To solve this question, we should know the range of the function $\sin x$ and we should apply the concepts involved in inequalities. As ${{4}^{{{\sin }^{2}}y}}$ is positive for all values of y, we can multiply ${{4}^{{{\sin }^{2}}y}}$ on both the sides of inequality and the inequality doesn’t change. After that, we can write 4 as ${{2}^{2}}$ and apply the condition ${{a}^{x}}\le {{a}^{y}}\Rightarrow x\le y$. We know the range of $\sin x\in \left[ -1,1 \right]$ and the term the square root can be modified as $\sqrt{{{\left( \sin x-1 \right)}^{2}}+4}$ and by verifying the extreme values, we will get the required result.

Complete step-by-step answer :
We are given the inequality ${{2}^{\sqrt{{{\sin }^{2}}x-2\sin x+5}}}.\dfrac{1}{{{4}^{{{\sin }^{2}}y}}}\le 1$ and we are asked to find the relation between $\sin x$ and $\sin y$.
We know that ${{a}^{x}}>0\text{ }\forall a>0$.
Here a = 4 and ${{4}^{{{\sin }^{2}}y}}$. By multiplying by ${{4}^{{{\sin }^{2}}y}}$ on both sides, the inequality remains the same.
${{2}^{\sqrt{{{\sin }^{2}}x-2\sin x+5}}}\le {{4}^{{{\sin }^{2}}y}}$
We know that $4={{2}^{2}}$, we can write that
$\begin{aligned} & {{2}^{\sqrt{{{\sin }^{2}}x-2\sin x+5}}}\le {{\left( {{2}^{2}} \right)}^{{{\sin }^{2}}y}} \\\ & {{2}^{\sqrt{{{\sin }^{2}}x-2\sin x+5}}}\le {{2}^{2{{\sin }^{2}}y}} \\\ \end{aligned}$
We have a property in the exponential powers which is
${{a}^{x}}\le {{a}^{y}}\Rightarrow x\le y$
Here $a=2,x=\sqrt{{{\sin }^{2}}x-2\sin x+5},y=2{{\sin }^{2}}y$
We can write that
$\sqrt{{{\sin }^{2}}x-2\sin x+5}\le 2{{\sin }^{2}}y$
We can write the 5 in the equation as 1 + 4, we get
$\sqrt{{{\sin }^{2}}x-2\sin x+1+4}\le 2{{\sin }^{2}}y$
We know the relation ${{\left( \sin x-1 \right)}^{2}}={{\sin }^{2}}x-2\sin x+1$. Using this in the above L.H.S, we get
$\sqrt{{{\left( \sin x-1 \right)}^{2}}+4}\le 2{{\sin }^{2}}y\to \left( 1 \right)$
Let us consider ${{\left( \sin x-1 \right)}^{2}}+4$.
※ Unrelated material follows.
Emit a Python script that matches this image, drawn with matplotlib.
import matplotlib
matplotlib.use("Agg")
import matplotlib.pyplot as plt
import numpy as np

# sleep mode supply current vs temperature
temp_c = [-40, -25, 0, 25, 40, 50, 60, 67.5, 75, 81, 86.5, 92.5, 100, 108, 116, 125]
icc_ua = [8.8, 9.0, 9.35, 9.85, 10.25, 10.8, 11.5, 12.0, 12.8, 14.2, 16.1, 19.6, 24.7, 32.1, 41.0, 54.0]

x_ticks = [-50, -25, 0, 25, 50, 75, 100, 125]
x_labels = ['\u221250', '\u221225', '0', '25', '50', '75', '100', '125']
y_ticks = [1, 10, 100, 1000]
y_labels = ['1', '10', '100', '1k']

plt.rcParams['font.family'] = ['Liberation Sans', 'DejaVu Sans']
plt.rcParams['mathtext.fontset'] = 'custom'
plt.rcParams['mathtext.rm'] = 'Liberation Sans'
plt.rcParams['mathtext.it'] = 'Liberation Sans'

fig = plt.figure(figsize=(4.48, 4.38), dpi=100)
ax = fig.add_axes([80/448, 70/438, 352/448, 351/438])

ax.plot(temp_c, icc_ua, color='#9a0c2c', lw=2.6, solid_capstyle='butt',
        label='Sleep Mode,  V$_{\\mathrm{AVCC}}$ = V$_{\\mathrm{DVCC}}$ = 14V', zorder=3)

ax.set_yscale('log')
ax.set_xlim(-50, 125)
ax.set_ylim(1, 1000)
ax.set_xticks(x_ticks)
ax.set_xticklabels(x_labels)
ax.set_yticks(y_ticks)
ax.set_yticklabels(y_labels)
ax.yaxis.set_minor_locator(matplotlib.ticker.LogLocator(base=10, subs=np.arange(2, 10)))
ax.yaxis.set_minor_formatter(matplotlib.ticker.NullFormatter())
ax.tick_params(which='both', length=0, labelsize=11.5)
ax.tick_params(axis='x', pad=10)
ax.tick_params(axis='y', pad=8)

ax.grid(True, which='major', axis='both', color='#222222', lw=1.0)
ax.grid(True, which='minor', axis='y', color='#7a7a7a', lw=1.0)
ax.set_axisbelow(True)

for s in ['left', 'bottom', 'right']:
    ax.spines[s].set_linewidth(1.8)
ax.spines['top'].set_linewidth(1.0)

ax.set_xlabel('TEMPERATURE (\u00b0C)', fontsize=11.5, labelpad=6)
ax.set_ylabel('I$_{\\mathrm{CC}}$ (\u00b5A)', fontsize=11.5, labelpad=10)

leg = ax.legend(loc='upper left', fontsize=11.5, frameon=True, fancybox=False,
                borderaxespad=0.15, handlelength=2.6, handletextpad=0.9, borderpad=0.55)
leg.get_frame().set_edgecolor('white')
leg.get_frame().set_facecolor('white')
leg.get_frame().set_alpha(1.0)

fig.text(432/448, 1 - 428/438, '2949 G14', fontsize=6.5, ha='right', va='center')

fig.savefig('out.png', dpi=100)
We know the relation that $a+{{b}^{2}}\ge a$ and the value a is obtained when b = 0.
So, the value ${{\left( \sin x-1 \right)}^{2}}+4\ge 4$ and ${{\left( \sin x-1 \right)}^{2}}+4=4$ when $\sin x=1$
We also know that $\sin y\le 1$ and ${{\sin }^{2}}y\le 1$.
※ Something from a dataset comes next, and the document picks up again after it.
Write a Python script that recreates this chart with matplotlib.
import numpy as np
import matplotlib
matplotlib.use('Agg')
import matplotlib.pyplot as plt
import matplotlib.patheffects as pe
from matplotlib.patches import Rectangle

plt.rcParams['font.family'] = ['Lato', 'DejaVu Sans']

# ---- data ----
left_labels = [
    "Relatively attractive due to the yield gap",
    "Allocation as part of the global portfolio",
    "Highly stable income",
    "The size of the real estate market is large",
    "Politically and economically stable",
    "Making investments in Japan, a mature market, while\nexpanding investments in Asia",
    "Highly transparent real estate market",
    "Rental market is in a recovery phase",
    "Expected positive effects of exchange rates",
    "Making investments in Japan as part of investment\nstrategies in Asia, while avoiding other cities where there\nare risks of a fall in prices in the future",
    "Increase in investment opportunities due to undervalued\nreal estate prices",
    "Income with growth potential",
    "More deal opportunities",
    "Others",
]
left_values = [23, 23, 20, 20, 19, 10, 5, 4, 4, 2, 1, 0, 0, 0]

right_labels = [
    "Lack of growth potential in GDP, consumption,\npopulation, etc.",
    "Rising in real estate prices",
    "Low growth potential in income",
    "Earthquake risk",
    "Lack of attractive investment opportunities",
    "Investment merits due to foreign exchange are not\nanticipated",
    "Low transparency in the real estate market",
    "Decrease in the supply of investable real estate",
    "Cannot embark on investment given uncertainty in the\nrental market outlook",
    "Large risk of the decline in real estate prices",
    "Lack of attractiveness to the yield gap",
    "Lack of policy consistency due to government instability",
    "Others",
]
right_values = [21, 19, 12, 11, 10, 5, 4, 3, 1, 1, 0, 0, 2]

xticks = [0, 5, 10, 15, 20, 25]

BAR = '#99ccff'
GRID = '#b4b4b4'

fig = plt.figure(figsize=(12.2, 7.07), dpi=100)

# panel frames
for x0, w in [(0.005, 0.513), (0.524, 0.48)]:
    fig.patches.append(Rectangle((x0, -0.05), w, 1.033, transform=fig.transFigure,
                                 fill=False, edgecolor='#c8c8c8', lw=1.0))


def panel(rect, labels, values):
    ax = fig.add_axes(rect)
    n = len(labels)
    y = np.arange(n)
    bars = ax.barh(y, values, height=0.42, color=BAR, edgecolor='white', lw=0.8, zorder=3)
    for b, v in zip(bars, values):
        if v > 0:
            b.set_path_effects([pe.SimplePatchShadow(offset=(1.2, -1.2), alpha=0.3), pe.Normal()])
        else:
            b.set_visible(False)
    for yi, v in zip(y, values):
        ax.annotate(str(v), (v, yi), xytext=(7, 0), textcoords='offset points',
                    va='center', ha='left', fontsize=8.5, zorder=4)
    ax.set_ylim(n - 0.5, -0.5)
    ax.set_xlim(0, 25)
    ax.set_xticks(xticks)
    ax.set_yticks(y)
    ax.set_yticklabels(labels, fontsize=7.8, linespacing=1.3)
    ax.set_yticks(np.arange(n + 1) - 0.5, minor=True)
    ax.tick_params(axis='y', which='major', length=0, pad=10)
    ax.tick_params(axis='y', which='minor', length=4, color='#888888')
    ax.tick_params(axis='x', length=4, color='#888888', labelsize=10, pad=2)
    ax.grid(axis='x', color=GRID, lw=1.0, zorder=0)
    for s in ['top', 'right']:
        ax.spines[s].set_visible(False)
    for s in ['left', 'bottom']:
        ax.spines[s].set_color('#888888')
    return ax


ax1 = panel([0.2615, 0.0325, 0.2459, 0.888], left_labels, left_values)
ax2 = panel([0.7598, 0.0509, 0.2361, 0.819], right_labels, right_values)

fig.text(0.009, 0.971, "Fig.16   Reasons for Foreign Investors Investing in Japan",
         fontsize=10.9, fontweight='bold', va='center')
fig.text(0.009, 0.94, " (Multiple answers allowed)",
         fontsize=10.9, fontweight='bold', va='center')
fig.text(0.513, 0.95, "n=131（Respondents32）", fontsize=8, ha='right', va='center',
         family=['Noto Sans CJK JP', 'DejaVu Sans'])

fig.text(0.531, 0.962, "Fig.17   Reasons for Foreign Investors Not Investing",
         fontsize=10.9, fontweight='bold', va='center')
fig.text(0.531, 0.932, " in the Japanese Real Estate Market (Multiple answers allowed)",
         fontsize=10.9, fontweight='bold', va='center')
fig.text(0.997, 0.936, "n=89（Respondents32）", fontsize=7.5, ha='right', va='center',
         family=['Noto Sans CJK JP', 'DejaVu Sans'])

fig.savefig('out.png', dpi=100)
By multiplying with 2, we can write that $2{{\sin }^{2}}y\le 2$
By using the derived inequalities in equation – 1, we get
$\sqrt{\left( Value\ge 4 \right)}\le \left( Value\le 2 \right)$
By removing square root, we get
$\left( Value\ge 2 \right)\le \left( Value\le 2 \right)$
This inequality is only possible when both the values are equal and their value is equal to 2.
We can write that
$\begin{aligned} & {{\left( \sin x-1 \right)}^{2}}+4=4 \\\ & {{\left( \sin x-1 \right)}^{2}}=0 \\\ & \sin x=1 \\\ \end{aligned}$
$\begin{aligned} & 2{{\sin }^{2}}y=2 \\\ & {{\sin }^{2}}y=1 \\\ & \left| \sin y \right|=1 \\\ \end{aligned}$
From these two relations, we get
$\sin x=\left| \sin y \right|=1$
$\therefore \sin x=\left| \sin y \right|=1$. The answer is option-A.

Note : The key to solve this question is to note that the two expressions on the L.H.S and R.H.S are at their extremes. The smaller term is at the smallest value and the larger term is at the smallest value possible. Generally in these kinds of inequalities in trigonometric functions, the answer will be at the either of the extreme values in the range.